**Raw data:**
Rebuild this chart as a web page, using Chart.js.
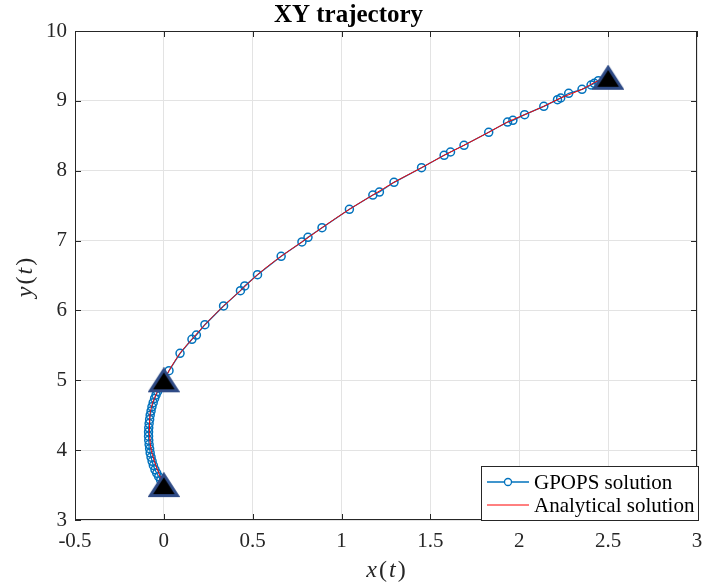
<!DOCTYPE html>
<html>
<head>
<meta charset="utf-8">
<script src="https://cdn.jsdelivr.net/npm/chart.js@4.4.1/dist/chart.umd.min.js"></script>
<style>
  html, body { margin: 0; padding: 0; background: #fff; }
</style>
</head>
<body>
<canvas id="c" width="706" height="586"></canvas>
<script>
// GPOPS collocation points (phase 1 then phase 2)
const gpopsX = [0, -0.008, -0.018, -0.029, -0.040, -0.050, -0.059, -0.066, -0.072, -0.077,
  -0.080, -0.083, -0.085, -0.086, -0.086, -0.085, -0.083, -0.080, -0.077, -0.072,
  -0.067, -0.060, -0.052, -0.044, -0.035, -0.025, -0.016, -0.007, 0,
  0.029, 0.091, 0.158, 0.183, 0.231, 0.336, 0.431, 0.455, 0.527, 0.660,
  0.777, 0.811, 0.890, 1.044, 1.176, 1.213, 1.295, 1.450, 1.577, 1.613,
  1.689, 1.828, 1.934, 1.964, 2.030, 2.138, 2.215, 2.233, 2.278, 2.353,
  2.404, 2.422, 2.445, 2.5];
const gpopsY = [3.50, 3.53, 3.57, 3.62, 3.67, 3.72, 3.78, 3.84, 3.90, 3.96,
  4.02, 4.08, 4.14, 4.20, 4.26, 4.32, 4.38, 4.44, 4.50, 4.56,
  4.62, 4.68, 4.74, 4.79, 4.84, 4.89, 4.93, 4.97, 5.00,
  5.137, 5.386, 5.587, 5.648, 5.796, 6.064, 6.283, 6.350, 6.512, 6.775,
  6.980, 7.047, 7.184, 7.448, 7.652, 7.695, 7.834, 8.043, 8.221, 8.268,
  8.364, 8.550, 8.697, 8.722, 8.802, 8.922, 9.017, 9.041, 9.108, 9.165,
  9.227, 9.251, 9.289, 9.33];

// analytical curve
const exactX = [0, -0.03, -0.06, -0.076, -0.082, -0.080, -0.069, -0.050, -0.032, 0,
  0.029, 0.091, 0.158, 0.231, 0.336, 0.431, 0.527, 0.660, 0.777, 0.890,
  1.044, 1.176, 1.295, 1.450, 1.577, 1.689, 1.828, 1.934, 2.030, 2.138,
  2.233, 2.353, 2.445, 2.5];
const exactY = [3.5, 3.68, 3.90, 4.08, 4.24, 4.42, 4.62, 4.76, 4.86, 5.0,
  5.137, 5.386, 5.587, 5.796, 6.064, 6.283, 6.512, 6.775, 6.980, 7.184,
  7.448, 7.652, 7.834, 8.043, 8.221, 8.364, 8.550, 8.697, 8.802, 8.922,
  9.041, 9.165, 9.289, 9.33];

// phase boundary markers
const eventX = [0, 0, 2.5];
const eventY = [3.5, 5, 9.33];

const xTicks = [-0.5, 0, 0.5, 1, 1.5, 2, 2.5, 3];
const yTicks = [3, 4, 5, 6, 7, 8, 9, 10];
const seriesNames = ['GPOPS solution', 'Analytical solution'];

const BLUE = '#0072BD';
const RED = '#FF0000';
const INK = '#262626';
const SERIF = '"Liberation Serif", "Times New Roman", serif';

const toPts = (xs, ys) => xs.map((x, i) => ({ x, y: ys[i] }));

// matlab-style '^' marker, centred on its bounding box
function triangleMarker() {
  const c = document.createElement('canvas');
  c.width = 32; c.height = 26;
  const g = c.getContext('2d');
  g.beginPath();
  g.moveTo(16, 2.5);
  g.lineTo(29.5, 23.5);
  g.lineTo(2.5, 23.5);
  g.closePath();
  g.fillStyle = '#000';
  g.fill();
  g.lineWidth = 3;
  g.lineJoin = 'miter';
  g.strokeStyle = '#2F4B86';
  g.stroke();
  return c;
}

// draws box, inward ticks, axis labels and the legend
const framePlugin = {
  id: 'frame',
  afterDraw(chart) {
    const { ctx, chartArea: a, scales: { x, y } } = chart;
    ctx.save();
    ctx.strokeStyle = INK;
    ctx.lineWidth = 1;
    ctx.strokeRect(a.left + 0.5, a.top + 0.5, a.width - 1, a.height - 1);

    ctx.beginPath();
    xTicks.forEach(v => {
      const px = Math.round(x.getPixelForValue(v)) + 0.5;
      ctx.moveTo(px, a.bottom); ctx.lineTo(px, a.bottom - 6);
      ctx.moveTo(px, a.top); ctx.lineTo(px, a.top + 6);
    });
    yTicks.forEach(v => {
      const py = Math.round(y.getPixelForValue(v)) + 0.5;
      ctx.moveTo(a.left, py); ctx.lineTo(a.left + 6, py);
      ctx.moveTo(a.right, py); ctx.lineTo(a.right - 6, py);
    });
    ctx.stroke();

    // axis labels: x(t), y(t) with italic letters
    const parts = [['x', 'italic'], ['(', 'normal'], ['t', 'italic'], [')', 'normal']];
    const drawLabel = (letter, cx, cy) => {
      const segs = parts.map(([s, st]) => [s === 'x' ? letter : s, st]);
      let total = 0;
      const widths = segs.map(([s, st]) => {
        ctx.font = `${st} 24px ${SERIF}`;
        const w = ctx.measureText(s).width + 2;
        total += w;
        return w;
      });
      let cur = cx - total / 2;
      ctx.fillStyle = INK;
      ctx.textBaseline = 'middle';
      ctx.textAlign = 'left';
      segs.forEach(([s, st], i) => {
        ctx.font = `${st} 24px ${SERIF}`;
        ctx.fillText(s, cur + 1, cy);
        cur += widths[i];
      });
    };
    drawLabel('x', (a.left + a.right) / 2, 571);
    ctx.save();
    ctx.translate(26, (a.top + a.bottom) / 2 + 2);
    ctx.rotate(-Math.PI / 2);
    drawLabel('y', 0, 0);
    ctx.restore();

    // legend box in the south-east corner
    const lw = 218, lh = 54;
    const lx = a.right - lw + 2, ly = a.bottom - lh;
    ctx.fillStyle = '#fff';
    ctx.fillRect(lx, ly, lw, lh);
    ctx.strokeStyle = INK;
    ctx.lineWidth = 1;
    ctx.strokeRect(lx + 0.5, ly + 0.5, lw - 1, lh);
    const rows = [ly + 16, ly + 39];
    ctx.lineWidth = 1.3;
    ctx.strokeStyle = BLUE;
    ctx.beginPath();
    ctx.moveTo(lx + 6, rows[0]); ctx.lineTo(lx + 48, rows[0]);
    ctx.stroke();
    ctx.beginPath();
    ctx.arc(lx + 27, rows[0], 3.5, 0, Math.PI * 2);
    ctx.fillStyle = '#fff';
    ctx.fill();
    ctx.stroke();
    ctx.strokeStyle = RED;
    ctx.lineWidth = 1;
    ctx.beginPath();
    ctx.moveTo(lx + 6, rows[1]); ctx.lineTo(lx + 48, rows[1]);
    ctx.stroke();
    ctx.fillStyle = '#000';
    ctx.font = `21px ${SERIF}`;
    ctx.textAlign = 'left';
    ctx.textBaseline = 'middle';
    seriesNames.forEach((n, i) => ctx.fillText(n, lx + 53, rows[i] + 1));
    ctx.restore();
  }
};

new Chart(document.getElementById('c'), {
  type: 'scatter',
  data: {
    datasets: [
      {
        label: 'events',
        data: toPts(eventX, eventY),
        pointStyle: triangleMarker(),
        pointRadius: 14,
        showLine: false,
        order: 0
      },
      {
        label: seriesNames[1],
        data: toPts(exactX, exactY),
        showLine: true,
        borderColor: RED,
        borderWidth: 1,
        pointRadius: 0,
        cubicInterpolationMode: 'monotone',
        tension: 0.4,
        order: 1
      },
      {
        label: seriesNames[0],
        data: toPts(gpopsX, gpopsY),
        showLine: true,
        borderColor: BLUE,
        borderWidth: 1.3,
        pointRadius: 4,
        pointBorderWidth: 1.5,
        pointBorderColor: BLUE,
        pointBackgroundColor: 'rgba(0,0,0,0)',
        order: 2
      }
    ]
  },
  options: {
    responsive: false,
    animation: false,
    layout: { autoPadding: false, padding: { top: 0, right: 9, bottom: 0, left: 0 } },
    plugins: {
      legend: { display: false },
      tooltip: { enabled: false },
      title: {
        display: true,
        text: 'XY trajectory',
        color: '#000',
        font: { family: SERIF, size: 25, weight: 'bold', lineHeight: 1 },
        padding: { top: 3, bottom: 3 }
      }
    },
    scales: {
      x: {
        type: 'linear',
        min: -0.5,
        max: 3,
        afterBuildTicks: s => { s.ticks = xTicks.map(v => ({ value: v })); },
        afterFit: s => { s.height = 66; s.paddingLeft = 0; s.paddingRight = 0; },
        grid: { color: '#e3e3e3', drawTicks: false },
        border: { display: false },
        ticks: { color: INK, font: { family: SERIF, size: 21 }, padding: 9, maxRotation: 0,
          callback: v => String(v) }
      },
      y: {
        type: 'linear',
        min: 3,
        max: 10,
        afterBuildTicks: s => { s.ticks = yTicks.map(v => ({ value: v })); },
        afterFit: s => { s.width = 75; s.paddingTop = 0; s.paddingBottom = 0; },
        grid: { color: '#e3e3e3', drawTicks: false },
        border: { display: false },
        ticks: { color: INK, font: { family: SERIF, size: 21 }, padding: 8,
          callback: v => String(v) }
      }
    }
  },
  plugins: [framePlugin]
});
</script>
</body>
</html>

**Required task:** Write down every line from the opening of the listing to the line with "const seriesNames = ['GPOPS", both included, and nothing else; the pictures are omitted.

**Answer to this exercise:**
Rebuild this chart as a web page, using Chart.js.
<!DOCTYPE html>
<html>
<head>
<meta charset="utf-8">
<script src="https://cdn.jsdelivr.net/npm/chart.js@4.4.1/dist/chart.umd.min.js"></script>
<style>
  html, body { margin: 0; padding: 0; background: #fff; }
</style>
</head>
<body>
<canvas id="c" width="706" height="586"></canvas>
<script>
// GPOPS collocation points (phase 1 then phase 2)
const gpopsX = [0, -0.008, -0.018, -0.029, -0.040, -0.050, -0.059, -0.066, -0.072, -0.077,
  -0.080, -0.083, -0.085, -0.086, -0.086, -0.085, -0.083, -0.080, -0.077, -0.072,
  -0.067, -0.060, -0.052, -0.044, -0.035, -0.025, -0.016, -0.007, 0,
  0.029, 0.091, 0.158, 0.183, 0.231, 0.336, 0.431, 0.455, 0.527, 0.660,
  0.777, 0.811, 0.890, 1.044, 1.176, 1.213, 1.295, 1.450, 1.577, 1.613,
  1.689, 1.828, 1.934, 1.964, 2.030, 2.138, 2.215, 2.233, 2.278, 2.353,
  2.404, 2.422, 2.445, 2.5];
const gpopsY = [3.50, 3.53, 3.57, 3.62, 3.67, 3.72, 3.78, 3.84, 3.90, 3.96,
  4.02, 4.08, 4.14, 4.20, 4.26, 4.32, 4.38, 4.44, 4.50, 4.56,
  4.62, 4.68, 4.74, 4.79, 4.84, 4.89, 4.93, 4.97, 5.00,
  5.137, 5.386, 5.587, 5.648, 5.796, 6.064, 6.283, 6.350, 6.512, 6.775,
  6.980, 7.047, 7.184, 7.448, 7.652, 7.695, 7.834, 8.043, 8.221, 8.268,
  8.364, 8.550, 8.697, 8.722, 8.802, 8.922, 9.017, 9.041, 9.108, 9.165,
  9.227, 9.251, 9.289, 9.33];

// analytical curve
const exactX = [0, -0.03, -0.06, -0.076, -0.082, -0.080, -0.069, -0.050, -0.032, 0,
  0.029, 0.091, 0.158, 0.231, 0.336, 0.431, 0.527, 0.660, 0.777, 0.890,
  1.044, 1.176, 1.295, 1.450, 1.577, 1.689, 1.828, 1.934, 2.030, 2.138,
  2.233, 2.353, 2.445, 2.5];
const exactY = [3.5, 3.68, 3.90, 4.08, 4.24, 4.42, 4.62, 4.76, 4.86, 5.0,
  5.137, 5.386, 5.587, 5.796, 6.064, 6.283, 6.512, 6.775, 6.980, 7.184,
  7.448, 7.652, 7.834, 8.043, 8.221, 8.364, 8.550, 8.697, 8.802, 8.922,
  9.041, 9.165, 9.289, 9.33];

// phase boundary markers
const eventX = [0, 0, 2.5];
const eventY = [3.5, 5, 9.33];

const xTicks = [-0.5, 0, 0.5, 1, 1.5, 2, 2.5, 3];
const yTicks = [3, 4, 5, 6, 7, 8, 9, 10];
const seriesNames = ['GPOPS solution', 'Analytical solution'];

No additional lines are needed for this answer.